NEW YORK (TheStreet) -- The real estate market in the U.S. could continue to improve in 2016 despite a languishing luxury home market.

Marcus & Millichap CEO Hessam Nadji believes the luxury home market is a weak indicator of the broader housing market and he sees more optimism from demand in the overall industry.

"There is definitely a correlation between job creation across the spectrum of all of real estate. When you look at where jobs are created, surprisingly, markets like Dallas still top the list," Nadji said on CNBC's "Power Lunch" Friday afternoon.

Citing Los Angeles, New York, Philadelphia and Boston as "pretty good job creators," Nadji noted that these markets may surprise consumers but have a lot of strength.

"The Inland Empire in Southern California ... [is] certainly an indicator of the broadening of the economy creating demand for commercial real estate as you indicated," Nadji stated.
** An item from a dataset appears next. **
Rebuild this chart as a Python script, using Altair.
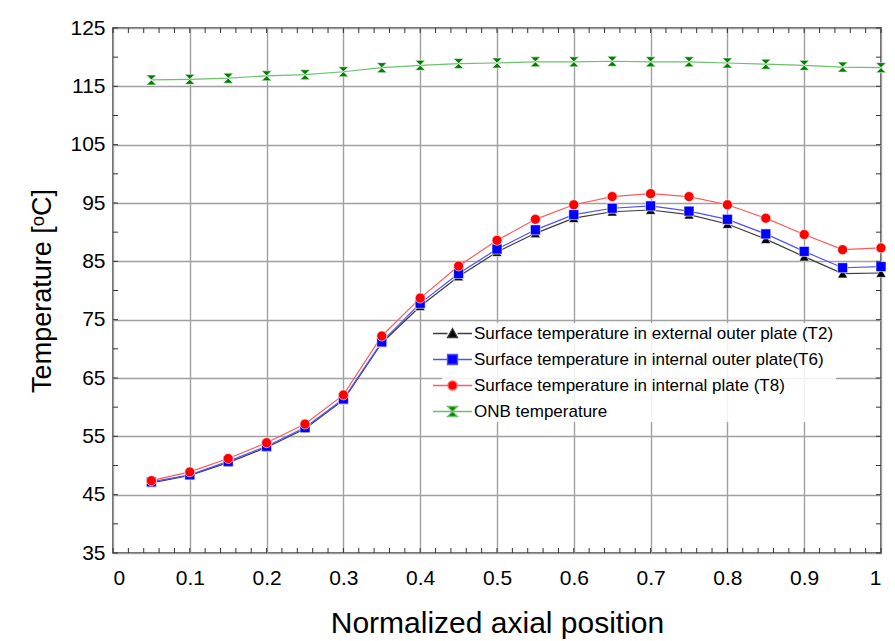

Looking long-term, Nadji sees high demand but low supply in markets such as Denver and Portland, OR, where there is a "diverse economy and attraction to a lot of young adults." Yet the difficulty will be adding to that scarcity of housing, due to a shortage of construction workers in those markets.

"Look at the Bay area, for example, we've added 300,000 jobs within the last three years, and we've only added about 30,000 housing units so there's a chronic shortage ... that is definitely a natural barrier across the board because the fact that we can't add supply to keep up with economic growth," Nadji added.